## START INPUT

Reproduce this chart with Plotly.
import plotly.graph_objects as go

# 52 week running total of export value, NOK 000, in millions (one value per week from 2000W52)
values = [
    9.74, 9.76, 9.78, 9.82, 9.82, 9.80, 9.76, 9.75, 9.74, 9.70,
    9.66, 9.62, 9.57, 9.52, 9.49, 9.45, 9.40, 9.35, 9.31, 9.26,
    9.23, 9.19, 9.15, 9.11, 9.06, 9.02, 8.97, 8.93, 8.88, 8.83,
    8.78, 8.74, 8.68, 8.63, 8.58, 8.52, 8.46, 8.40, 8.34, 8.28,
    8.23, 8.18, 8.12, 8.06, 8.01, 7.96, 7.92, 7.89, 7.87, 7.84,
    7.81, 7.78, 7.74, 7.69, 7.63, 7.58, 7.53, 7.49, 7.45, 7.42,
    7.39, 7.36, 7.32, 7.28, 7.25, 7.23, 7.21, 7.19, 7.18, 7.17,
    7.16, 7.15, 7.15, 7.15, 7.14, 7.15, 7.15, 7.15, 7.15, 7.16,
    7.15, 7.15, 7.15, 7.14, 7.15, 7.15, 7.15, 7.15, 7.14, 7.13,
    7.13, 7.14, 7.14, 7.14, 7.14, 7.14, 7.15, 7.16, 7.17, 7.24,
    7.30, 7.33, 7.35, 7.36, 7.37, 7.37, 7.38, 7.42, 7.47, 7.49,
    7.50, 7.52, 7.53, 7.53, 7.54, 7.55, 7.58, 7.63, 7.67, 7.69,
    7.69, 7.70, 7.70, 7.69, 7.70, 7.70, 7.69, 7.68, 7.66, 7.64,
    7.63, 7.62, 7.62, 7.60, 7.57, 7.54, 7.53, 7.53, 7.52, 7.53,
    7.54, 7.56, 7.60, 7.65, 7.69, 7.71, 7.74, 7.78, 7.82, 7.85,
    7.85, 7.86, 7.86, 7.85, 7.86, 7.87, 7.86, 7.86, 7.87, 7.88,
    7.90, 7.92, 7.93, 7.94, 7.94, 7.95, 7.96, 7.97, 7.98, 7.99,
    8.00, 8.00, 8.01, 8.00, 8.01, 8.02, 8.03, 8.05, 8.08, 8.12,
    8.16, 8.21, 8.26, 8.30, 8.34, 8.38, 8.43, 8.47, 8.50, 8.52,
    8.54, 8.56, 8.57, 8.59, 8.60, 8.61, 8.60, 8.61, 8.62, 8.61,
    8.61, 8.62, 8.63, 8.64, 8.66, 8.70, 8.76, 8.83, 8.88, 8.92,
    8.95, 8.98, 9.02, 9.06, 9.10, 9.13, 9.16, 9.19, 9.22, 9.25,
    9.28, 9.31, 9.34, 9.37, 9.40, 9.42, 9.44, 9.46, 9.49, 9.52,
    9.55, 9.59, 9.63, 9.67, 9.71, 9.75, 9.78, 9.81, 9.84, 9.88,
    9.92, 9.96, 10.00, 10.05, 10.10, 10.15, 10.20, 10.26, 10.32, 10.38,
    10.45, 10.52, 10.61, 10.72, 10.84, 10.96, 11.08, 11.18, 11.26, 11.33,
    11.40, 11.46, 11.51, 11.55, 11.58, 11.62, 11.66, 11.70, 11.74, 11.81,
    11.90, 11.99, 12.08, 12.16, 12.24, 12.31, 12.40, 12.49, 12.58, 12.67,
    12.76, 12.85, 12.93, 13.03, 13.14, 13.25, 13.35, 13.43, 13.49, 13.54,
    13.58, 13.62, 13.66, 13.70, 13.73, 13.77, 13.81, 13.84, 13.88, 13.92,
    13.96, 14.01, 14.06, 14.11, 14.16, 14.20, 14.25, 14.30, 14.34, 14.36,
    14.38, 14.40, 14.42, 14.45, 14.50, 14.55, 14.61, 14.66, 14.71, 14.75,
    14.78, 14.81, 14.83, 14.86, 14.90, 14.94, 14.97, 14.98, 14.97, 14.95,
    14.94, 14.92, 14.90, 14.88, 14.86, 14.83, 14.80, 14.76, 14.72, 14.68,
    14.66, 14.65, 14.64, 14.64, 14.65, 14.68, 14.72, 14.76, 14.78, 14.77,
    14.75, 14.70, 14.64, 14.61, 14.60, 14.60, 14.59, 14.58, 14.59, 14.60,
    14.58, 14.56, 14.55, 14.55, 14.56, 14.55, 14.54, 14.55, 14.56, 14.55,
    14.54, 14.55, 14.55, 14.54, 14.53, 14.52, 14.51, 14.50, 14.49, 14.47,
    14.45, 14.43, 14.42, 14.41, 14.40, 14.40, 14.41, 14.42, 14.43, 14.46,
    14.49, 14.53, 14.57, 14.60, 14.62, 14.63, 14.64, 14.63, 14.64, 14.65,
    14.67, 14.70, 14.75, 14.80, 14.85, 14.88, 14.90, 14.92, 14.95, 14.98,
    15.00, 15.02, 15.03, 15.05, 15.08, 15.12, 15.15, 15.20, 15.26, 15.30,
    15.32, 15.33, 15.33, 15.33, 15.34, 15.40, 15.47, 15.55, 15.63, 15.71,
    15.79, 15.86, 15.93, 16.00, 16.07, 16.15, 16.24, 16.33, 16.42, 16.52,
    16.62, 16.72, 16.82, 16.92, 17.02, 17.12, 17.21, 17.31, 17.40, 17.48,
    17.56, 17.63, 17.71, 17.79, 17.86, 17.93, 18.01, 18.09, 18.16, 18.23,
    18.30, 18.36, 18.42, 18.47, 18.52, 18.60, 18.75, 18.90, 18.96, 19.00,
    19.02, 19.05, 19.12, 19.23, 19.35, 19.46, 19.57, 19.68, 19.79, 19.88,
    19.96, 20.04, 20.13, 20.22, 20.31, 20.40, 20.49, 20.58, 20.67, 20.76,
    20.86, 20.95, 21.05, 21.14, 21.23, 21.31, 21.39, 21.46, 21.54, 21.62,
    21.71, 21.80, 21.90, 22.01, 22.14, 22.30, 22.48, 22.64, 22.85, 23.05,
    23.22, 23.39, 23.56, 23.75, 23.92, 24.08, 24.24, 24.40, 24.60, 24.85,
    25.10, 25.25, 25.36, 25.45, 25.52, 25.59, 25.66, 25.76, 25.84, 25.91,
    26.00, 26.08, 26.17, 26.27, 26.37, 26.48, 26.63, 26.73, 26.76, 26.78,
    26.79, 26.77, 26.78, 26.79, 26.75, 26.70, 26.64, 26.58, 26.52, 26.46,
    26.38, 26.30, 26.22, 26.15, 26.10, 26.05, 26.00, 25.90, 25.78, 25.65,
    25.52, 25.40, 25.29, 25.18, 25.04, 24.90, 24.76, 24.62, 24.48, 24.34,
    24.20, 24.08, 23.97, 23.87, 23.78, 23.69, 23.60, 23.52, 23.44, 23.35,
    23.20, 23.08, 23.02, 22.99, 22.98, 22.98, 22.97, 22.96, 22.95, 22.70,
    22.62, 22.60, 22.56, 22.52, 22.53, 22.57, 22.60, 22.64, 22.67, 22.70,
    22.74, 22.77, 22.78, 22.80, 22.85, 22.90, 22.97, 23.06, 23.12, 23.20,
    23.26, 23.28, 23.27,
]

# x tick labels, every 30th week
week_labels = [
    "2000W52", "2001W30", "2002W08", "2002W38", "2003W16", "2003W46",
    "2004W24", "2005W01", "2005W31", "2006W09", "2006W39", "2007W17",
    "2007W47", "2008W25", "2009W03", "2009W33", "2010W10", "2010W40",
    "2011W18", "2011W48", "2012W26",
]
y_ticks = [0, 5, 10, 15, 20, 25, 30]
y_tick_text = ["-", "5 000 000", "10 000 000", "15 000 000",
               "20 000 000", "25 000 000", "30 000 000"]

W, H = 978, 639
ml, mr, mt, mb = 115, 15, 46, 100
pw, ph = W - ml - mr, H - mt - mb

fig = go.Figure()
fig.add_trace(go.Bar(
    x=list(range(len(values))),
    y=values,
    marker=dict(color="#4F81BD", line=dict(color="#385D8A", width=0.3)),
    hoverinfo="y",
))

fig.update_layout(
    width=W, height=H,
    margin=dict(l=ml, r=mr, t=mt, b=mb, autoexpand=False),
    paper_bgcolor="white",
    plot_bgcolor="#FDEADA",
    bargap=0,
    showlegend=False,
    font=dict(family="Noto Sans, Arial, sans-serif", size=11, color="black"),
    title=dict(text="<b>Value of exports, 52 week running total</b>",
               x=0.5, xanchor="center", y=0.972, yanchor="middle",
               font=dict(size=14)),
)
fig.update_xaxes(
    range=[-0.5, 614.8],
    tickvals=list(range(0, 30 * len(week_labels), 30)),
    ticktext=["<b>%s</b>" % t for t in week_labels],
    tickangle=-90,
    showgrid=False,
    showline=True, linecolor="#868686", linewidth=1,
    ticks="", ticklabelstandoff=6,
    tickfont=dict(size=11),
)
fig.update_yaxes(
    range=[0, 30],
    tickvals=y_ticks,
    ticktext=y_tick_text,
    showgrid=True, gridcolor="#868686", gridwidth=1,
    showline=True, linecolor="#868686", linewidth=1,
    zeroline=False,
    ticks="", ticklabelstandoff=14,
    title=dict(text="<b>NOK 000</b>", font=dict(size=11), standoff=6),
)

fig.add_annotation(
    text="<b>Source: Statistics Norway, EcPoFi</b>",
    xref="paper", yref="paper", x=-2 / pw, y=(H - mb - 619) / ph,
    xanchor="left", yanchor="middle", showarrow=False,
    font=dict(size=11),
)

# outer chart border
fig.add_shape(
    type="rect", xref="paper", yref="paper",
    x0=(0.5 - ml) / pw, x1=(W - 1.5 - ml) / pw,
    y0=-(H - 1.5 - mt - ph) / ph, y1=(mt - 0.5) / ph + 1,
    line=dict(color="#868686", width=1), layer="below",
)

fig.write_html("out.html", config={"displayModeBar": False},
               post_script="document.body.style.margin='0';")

## END INPUT
## START INPUT

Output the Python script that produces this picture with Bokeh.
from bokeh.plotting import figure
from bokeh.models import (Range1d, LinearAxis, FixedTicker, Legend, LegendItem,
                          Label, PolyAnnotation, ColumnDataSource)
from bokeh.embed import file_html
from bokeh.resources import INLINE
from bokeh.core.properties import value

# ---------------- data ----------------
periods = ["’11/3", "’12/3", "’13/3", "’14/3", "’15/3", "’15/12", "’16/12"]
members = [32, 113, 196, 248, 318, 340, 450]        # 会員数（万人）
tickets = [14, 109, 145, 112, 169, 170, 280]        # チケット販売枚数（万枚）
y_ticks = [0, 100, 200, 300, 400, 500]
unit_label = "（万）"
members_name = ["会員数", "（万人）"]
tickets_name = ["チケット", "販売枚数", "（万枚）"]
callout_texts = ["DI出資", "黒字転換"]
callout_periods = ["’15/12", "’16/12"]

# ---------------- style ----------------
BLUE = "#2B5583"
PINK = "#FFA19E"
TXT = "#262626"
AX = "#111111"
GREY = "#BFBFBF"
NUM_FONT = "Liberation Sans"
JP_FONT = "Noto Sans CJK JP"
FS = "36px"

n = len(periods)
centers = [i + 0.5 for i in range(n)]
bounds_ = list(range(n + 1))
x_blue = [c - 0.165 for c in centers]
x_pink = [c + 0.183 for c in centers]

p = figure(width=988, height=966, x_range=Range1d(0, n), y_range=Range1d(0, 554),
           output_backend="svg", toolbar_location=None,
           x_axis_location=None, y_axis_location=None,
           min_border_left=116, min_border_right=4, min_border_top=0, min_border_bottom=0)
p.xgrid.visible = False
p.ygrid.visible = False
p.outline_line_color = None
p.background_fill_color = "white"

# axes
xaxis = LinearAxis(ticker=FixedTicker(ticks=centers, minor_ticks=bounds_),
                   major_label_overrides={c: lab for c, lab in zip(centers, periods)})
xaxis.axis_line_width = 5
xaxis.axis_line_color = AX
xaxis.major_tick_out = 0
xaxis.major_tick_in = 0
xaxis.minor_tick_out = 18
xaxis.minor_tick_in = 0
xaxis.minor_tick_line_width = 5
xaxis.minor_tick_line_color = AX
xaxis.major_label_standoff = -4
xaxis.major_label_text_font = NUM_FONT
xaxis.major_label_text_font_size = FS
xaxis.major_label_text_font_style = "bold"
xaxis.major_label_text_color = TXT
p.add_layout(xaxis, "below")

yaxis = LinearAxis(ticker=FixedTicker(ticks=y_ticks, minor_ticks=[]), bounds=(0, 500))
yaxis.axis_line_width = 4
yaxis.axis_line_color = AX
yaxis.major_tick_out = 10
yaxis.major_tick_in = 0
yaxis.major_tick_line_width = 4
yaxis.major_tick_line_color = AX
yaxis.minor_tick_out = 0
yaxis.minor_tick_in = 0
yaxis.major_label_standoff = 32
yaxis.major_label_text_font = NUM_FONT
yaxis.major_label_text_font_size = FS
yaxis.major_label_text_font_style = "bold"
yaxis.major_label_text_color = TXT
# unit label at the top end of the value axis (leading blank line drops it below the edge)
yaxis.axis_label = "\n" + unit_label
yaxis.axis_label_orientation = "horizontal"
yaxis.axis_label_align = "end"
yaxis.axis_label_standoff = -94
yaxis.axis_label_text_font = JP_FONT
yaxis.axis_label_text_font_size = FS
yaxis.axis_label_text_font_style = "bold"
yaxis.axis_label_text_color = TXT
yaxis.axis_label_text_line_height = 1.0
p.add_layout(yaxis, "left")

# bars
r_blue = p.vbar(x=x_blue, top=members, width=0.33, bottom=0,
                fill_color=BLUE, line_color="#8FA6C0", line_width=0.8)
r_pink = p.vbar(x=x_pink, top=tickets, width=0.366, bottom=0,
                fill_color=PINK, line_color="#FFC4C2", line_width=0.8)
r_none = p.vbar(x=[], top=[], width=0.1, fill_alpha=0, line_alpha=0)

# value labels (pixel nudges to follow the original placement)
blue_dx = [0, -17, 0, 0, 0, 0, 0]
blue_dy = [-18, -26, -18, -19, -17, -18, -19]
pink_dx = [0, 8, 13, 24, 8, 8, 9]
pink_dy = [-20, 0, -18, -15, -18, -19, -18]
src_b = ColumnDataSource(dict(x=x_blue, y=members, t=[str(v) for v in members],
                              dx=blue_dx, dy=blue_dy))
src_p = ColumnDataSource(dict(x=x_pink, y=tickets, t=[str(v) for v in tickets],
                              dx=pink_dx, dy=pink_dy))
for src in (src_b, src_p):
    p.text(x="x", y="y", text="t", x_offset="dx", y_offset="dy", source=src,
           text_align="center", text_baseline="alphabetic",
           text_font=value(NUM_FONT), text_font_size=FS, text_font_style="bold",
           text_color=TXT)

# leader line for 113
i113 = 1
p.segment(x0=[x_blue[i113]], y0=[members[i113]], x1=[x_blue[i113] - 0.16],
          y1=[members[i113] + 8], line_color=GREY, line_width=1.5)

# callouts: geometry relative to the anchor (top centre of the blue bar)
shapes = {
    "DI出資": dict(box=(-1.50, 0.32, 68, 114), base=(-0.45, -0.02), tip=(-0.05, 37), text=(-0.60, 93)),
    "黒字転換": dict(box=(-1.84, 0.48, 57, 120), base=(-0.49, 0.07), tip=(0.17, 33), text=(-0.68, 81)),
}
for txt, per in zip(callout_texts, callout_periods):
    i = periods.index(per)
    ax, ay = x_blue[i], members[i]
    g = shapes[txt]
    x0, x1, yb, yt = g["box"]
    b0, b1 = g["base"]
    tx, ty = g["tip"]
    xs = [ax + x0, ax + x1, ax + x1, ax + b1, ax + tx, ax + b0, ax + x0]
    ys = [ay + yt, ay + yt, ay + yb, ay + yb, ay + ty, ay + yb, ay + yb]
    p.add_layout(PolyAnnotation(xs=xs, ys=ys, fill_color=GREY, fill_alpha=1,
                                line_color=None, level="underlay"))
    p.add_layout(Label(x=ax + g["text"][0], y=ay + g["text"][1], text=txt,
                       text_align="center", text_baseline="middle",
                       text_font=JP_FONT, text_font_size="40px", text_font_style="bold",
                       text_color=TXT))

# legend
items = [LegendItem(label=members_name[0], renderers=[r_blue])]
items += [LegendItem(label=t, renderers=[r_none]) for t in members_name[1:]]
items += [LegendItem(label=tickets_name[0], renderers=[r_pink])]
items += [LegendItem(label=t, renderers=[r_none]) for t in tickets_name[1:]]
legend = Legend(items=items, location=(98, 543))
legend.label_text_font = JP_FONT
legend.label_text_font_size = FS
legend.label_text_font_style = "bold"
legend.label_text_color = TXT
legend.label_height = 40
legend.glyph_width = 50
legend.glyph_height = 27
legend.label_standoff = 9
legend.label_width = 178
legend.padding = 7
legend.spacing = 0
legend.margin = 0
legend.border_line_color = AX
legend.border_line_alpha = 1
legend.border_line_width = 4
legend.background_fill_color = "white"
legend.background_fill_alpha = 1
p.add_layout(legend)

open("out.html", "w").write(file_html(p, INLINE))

## END INPUT
## START INPUT

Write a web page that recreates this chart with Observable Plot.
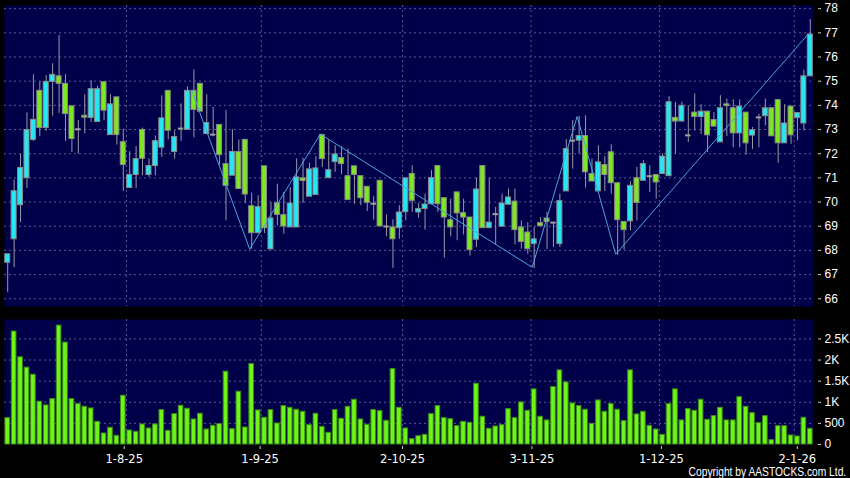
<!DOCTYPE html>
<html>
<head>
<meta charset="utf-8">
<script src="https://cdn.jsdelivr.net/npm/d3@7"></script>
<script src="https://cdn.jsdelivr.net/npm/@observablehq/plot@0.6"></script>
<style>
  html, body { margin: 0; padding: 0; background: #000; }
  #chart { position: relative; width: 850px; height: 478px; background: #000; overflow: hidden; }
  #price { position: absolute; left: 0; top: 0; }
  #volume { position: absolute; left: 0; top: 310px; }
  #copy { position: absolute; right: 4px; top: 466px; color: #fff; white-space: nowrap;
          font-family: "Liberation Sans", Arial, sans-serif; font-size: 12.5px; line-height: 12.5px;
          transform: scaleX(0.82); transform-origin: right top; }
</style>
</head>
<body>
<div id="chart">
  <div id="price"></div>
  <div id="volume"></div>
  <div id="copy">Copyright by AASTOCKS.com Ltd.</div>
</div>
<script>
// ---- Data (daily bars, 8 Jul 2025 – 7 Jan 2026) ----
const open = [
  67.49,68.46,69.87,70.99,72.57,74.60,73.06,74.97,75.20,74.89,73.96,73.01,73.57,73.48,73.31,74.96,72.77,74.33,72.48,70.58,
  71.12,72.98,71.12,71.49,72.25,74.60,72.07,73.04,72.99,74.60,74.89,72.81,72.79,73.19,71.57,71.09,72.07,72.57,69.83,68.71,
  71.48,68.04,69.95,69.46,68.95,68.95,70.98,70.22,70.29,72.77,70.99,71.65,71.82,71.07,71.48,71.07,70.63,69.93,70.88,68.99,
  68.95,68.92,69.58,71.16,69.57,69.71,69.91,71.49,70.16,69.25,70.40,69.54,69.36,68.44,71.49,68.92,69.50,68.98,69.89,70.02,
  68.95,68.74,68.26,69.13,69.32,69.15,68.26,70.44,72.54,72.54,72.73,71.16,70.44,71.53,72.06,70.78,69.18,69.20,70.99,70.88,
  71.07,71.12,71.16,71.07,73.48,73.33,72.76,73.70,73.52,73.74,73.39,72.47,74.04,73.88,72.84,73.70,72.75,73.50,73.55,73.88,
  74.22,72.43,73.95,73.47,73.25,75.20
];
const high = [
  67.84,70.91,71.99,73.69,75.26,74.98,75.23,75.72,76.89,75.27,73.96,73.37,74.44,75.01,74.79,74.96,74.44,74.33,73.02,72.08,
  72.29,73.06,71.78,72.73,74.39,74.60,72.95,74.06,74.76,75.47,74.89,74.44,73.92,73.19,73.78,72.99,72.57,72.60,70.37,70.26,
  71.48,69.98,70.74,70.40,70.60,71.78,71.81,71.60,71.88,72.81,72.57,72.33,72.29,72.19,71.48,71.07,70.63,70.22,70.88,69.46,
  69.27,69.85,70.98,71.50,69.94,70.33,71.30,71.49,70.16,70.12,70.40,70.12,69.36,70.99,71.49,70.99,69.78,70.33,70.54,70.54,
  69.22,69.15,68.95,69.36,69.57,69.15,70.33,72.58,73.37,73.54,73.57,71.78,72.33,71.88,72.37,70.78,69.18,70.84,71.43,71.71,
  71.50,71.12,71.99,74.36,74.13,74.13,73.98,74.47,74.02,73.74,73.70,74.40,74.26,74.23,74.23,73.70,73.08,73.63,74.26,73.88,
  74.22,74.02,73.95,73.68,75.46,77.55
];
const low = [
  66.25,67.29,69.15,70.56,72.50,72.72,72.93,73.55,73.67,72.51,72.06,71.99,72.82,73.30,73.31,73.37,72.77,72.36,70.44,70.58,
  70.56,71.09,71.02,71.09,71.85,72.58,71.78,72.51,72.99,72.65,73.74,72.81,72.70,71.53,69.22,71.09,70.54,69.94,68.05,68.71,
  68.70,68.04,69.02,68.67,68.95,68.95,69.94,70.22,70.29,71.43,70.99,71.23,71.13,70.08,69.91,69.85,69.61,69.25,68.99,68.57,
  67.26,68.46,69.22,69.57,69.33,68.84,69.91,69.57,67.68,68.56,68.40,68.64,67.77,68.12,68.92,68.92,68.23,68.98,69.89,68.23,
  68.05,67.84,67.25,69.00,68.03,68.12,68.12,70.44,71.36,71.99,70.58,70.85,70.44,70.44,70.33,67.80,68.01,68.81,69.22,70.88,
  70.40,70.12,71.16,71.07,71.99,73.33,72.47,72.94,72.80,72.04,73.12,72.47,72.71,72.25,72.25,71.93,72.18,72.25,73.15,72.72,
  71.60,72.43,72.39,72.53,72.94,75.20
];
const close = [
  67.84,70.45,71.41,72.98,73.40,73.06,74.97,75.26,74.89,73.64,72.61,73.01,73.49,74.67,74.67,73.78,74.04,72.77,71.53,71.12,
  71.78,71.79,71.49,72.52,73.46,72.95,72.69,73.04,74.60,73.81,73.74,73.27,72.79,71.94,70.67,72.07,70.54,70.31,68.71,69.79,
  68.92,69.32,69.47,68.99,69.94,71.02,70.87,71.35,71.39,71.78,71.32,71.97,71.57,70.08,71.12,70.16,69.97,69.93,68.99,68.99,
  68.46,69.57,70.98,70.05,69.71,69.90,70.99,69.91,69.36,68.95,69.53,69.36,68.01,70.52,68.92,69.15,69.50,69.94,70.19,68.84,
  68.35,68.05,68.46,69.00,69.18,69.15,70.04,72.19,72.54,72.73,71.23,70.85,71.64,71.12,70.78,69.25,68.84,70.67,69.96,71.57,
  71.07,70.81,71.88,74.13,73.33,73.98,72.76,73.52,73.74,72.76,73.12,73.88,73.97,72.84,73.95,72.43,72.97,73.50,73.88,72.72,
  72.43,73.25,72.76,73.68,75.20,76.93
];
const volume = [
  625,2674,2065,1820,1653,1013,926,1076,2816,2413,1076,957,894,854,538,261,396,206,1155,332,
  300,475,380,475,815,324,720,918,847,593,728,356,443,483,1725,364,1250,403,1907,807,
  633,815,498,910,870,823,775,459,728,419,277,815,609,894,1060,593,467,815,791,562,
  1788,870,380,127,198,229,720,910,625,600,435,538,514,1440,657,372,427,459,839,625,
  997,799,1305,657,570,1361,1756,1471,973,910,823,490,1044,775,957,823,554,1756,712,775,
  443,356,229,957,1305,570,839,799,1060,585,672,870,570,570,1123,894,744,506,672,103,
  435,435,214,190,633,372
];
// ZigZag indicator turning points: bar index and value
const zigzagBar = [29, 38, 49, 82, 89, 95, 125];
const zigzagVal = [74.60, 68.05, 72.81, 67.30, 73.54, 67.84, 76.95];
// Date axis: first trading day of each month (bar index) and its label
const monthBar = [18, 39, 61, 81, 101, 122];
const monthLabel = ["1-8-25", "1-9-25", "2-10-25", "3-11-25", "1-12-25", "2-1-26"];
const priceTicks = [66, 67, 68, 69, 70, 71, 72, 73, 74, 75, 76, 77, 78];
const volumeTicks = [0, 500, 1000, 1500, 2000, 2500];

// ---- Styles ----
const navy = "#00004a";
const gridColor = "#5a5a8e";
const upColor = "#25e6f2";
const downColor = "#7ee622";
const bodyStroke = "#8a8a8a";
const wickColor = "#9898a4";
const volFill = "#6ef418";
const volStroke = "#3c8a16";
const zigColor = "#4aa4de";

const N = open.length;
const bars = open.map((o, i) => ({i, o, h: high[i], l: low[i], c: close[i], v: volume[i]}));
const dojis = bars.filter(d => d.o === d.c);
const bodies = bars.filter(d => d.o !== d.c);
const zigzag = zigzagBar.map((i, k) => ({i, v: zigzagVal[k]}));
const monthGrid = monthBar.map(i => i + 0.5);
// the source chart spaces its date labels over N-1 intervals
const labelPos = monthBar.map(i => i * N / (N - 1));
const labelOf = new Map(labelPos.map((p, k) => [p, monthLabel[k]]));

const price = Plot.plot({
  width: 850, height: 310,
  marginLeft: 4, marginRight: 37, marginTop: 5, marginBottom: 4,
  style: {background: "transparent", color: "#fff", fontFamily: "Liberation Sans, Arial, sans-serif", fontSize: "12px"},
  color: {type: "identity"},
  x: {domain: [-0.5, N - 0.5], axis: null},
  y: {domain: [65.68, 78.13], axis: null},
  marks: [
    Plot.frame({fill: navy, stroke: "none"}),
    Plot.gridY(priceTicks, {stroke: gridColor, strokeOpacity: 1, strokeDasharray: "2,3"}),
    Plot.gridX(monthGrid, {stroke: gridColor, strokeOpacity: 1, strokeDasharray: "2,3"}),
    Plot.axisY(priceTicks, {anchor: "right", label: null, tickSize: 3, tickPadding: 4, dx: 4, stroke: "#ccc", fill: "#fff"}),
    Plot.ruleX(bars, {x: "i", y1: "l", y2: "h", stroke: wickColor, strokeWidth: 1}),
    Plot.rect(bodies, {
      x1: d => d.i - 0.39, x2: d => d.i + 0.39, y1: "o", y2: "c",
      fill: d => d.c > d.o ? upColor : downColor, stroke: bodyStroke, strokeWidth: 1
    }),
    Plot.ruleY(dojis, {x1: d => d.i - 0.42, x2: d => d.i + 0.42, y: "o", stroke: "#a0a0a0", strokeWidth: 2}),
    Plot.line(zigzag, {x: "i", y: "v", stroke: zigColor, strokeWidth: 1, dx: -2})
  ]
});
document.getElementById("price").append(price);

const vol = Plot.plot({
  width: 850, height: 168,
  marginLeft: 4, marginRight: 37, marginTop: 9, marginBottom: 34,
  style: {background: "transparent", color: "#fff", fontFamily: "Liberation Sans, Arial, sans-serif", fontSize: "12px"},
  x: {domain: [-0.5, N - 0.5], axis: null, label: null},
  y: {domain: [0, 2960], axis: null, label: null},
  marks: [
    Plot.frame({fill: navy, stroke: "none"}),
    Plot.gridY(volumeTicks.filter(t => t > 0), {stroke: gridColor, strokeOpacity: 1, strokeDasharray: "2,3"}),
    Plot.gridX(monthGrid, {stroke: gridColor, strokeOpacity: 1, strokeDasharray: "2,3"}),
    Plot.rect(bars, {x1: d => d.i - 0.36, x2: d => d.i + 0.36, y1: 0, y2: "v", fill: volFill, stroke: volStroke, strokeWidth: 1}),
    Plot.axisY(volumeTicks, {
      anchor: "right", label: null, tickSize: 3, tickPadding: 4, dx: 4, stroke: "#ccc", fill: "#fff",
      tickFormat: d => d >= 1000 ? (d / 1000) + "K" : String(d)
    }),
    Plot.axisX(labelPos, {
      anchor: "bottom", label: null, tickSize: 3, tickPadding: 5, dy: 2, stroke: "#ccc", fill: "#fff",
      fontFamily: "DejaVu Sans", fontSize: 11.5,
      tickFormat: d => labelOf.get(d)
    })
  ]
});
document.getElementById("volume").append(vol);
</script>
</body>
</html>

## END INPUT

## EXERCISE DETAILS
From the entries above, copy every line containing the word "this".

## IN RESPONSE
Reproduce this chart with Plotly.
Output the Python script that produces this picture with Bokeh.
Write a web page that recreates this chart with Observable Plot.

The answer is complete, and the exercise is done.